◆ Instructions to follow ◆
Repeat the data below exactly, dropping any pictures it holds.

◆ Data excerpt ◆
================

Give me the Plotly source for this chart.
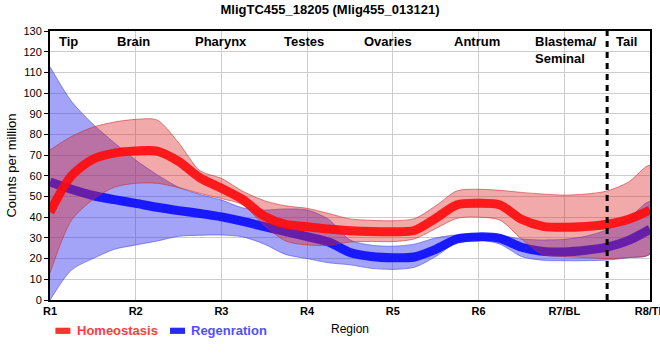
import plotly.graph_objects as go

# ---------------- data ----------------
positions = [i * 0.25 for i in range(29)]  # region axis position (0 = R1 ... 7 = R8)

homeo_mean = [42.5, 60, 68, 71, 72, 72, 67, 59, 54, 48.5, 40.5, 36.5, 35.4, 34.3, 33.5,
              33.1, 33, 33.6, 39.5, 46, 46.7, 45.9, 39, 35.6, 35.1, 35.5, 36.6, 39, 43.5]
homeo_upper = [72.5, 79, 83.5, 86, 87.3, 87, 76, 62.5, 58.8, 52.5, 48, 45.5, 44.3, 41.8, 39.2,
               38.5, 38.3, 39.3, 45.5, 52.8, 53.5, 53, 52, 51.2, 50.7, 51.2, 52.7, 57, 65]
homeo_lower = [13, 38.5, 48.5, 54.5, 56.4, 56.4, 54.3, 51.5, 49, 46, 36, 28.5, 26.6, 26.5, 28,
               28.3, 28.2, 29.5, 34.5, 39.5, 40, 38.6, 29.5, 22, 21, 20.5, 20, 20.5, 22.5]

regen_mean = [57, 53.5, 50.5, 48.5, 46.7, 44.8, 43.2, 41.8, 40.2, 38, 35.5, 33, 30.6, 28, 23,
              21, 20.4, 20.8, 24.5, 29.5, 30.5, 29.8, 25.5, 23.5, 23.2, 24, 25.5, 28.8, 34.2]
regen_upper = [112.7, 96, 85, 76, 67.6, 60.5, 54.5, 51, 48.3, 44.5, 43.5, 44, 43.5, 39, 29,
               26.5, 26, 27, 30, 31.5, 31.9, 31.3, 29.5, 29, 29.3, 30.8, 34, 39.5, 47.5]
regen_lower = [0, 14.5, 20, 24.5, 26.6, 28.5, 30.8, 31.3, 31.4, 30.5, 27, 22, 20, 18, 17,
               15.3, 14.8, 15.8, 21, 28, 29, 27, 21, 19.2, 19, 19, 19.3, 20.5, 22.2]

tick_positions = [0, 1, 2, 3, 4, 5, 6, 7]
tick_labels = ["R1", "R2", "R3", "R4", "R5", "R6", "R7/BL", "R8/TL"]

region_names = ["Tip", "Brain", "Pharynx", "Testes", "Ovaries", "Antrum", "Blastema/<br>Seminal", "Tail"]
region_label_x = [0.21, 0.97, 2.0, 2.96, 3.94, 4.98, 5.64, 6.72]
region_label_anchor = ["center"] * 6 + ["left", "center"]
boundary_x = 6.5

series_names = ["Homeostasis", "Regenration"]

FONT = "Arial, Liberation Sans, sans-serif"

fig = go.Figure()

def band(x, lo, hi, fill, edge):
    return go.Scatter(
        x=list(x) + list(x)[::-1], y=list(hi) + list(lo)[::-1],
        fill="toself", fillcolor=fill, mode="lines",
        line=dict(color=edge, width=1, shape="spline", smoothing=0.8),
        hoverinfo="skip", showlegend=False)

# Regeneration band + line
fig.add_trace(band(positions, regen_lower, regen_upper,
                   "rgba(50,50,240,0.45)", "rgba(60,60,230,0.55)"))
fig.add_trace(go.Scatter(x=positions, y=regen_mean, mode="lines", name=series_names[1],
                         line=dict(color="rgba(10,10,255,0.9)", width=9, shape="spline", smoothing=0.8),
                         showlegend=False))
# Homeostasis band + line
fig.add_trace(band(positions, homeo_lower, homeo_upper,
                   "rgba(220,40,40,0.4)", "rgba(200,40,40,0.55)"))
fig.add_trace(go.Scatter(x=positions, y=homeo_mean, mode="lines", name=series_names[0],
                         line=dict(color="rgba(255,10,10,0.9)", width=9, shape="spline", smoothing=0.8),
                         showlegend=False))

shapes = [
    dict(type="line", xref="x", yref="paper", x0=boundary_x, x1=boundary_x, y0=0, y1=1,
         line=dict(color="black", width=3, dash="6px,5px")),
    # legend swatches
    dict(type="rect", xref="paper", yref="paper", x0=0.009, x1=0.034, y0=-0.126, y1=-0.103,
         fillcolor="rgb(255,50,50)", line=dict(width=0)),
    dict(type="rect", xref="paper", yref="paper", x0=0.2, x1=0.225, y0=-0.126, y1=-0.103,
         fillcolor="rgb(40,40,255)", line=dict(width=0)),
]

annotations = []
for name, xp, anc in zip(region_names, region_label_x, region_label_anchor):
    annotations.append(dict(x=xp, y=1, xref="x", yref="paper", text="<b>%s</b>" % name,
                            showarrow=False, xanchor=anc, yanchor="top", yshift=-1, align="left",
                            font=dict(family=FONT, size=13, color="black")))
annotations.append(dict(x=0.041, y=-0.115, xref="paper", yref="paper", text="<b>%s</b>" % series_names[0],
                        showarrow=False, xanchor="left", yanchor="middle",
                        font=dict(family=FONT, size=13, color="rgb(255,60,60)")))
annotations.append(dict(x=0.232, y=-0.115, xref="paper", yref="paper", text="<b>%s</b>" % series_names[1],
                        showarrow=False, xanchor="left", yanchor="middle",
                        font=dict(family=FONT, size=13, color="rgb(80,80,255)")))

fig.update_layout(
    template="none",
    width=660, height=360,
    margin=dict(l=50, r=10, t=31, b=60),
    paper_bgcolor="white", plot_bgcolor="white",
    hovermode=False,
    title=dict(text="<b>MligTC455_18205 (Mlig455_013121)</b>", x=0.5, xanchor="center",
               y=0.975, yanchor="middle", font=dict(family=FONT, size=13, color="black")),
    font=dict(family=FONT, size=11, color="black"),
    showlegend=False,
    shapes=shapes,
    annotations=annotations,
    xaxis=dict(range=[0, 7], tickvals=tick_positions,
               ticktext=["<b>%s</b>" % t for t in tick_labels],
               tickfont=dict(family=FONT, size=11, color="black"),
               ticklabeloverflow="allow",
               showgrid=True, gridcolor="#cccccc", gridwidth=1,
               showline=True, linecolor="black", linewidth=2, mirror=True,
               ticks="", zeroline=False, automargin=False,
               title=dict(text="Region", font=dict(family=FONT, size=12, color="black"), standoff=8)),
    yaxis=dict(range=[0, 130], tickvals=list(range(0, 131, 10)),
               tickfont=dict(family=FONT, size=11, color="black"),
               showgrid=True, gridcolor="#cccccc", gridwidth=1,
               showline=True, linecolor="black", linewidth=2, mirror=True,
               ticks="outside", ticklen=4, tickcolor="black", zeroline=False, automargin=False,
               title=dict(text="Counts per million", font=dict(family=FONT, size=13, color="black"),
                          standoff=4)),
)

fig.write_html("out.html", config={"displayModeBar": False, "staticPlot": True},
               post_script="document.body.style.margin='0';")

================

◆ Solution below ◆
Give me the Plotly source for this chart.
import plotly.graph_objects as go

# ---------------- data ----------------
positions = [i * 0.25 for i in range(29)]  # region axis position (0 = R1 ... 7 = R8)

homeo_mean = [42.5, 60, 68, 71, 72, 72, 67, 59, 54, 48.5, 40.5, 36.5, 35.4, 34.3, 33.5,
              33.1, 33, 33.6, 39.5, 46, 46.7, 45.9, 39, 35.6, 35.1, 35.5, 36.6, 39, 43.5]
homeo_upper = [72.5, 79, 83.5, 86, 87.3, 87, 76, 62.5, 58.8, 52.5, 48, 45.5, 44.3, 41.8, 39.2,
               38.5, 38.3, 39.3, 45.5, 52.8, 53.5, 53, 52, 51.2, 50.7, 51.2, 52.7, 57, 65]
homeo_lower = [13, 38.5, 48.5, 54.5, 56.4, 56.4, 54.3, 51.5, 49, 46, 36, 28.5, 26.6, 26.5, 28,
               28.3, 28.2, 29.5, 34.5, 39.5, 40, 38.6, 29.5, 22, 21, 20.5, 20, 20.5, 22.5]

regen_mean = [57, 53.5, 50.5, 48.5, 46.7, 44.8, 43.2, 41.8, 40.2, 38, 35.5, 33, 30.6, 28, 23,
              21, 20.4, 20.8, 24.5, 29.5, 30.5, 29.8, 25.5, 23.5, 23.2, 24, 25.5, 28.8, 34.2]
regen_upper = [112.7, 96, 85, 76, 67.6, 60.5, 54.5, 51, 48.3, 44.5, 43.5, 44, 43.5, 39, 29,
               26.5, 26, 27, 30, 31.5, 31.9, 31.3, 29.5, 29, 29.3, 30.8, 34, 39.5, 47.5]
regen_lower = [0, 14.5, 20, 24.5, 26.6, 28.5, 30.8, 31.3, 31.4, 30.5, 27, 22, 20, 18, 17,
               15.3, 14.8, 15.8, 21, 28, 29, 27, 21, 19.2, 19, 19, 19.3, 20.5, 22.2]

tick_positions = [0, 1, 2, 3, 4, 5, 6, 7]
tick_labels = ["R1", "R2", "R3", "R4", "R5", "R6", "R7/BL", "R8/TL"]

region_names = ["Tip", "Brain", "Pharynx", "Testes", "Ovaries", "Antrum", "Blastema/<br>Seminal", "Tail"]
region_label_x = [0.21, 0.97, 2.0, 2.96, 3.94, 4.98, 5.64, 6.72]
region_label_anchor = ["center"] * 6 + ["left", "center"]
boundary_x = 6.5

series_names = ["Homeostasis", "Regenration"]

FONT = "Arial, Liberation Sans, sans-serif"

fig = go.Figure()

def band(x, lo, hi, fill, edge):
    return go.Scatter(
        x=list(x) + list(x)[::-1], y=list(hi) + list(lo)[::-1],
        fill="toself", fillcolor=fill, mode="lines",
        line=dict(color=edge, width=1, shape="spline", smoothing=0.8),
        hoverinfo="skip", showlegend=False)

# Regeneration band + line
fig.add_trace(band(positions, regen_lower, regen_upper,
                   "rgba(50,50,240,0.45)", "rgba(60,60,230,0.55)"))
fig.add_trace(go.Scatter(x=positions, y=regen_mean, mode="lines", name=series_names[1],
                         line=dict(color="rgba(10,10,255,0.9)", width=9, shape="spline", smoothing=0.8),
                         showlegend=False))
# Homeostasis band + line
fig.add_trace(band(positions, homeo_lower, homeo_upper,
                   "rgba(220,40,40,0.4)", "rgba(200,40,40,0.55)"))
fig.add_trace(go.Scatter(x=positions, y=homeo_mean, mode="lines", name=series_names[0],
                         line=dict(color="rgba(255,10,10,0.9)", width=9, shape="spline", smoothing=0.8),
                         showlegend=False))

shapes = [
    dict(type="line", xref="x", yref="paper", x0=boundary_x, x1=boundary_x, y0=0, y1=1,
         line=dict(color="black", width=3, dash="6px,5px")),
    # legend swatches
    dict(type="rect", xref="paper", yref="paper", x0=0.009, x1=0.034, y0=-0.126, y1=-0.103,
         fillcolor="rgb(255,50,50)", line=dict(width=0)),
    dict(type="rect", xref="paper", yref="paper", x0=0.2, x1=0.225, y0=-0.126, y1=-0.103,
         fillcolor="rgb(40,40,255)", line=dict(width=0)),
]

annotations = []
for name, xp, anc in zip(region_names, region_label_x, region_label_anchor):
    annotations.append(dict(x=xp, y=1, xref="x", yref="paper", text="<b>%s</b>" % name,
                            showarrow=False, xanchor=anc, yanchor="top", yshift=-1, align="left",
                            font=dict(family=FONT, size=13, color="black")))
annotations.append(dict(x=0.041, y=-0.115, xref="paper", yref="paper", text="<b>%s</b>" % series_names[0],
                        showarrow=False, xanchor="left", yanchor="middle",
                        font=dict(family=FONT, size=13, color="rgb(255,60,60)")))
annotations.append(dict(x=0.232, y=-0.115, xref="paper", yref="paper", text="<b>%s</b>" % series_names[1],
                        showarrow=False, xanchor="left", yanchor="middle",
                        font=dict(family=FONT, size=13, color="rgb(80,80,255)")))

fig.update_layout(
    template="none",
    width=660, height=360,
    margin=dict(l=50, r=10, t=31, b=60),
    paper_bgcolor="white", plot_bgcolor="white",
    hovermode=False,
    title=dict(text="<b>MligTC455_18205 (Mlig455_013121)</b>", x=0.5, xanchor="center",
               y=0.975, yanchor="middle", font=dict(family=FONT, size=13, color="black")),
    font=dict(family=FONT, size=11, color="black"),
    showlegend=False,
    shapes=shapes,
    annotations=annotations,
    xaxis=dict(range=[0, 7], tickvals=tick_positions,
               ticktext=["<b>%s</b>" % t for t in tick_labels],
               tickfont=dict(family=FONT, size=11, color="black"),
               ticklabeloverflow="allow",
               showgrid=True, gridcolor="#cccccc", gridwidth=1,
               showline=True, linecolor="black", linewidth=2, mirror=True,
               ticks="", zeroline=False, automargin=False,
               title=dict(text="Region", font=dict(family=FONT, size=12, color="black"), standoff=8)),
    yaxis=dict(range=[0, 130], tickvals=list(range(0, 131, 10)),
               tickfont=dict(family=FONT, size=11, color="black"),
               showgrid=True, gridcolor="#cccccc", gridwidth=1,
               showline=True, linecolor="black", linewidth=2, mirror=True,
               ticks="outside", ticklen=4, tickcolor="black", zeroline=False, automargin=False,
               title=dict(text="Counts per million", font=dict(family=FONT, size=13, color="black"),
                          standoff=4)),
)

fig.write_html("out.html", config={"displayModeBar": False, "staticPlot": True},
               post_script="document.body.style.margin='0';")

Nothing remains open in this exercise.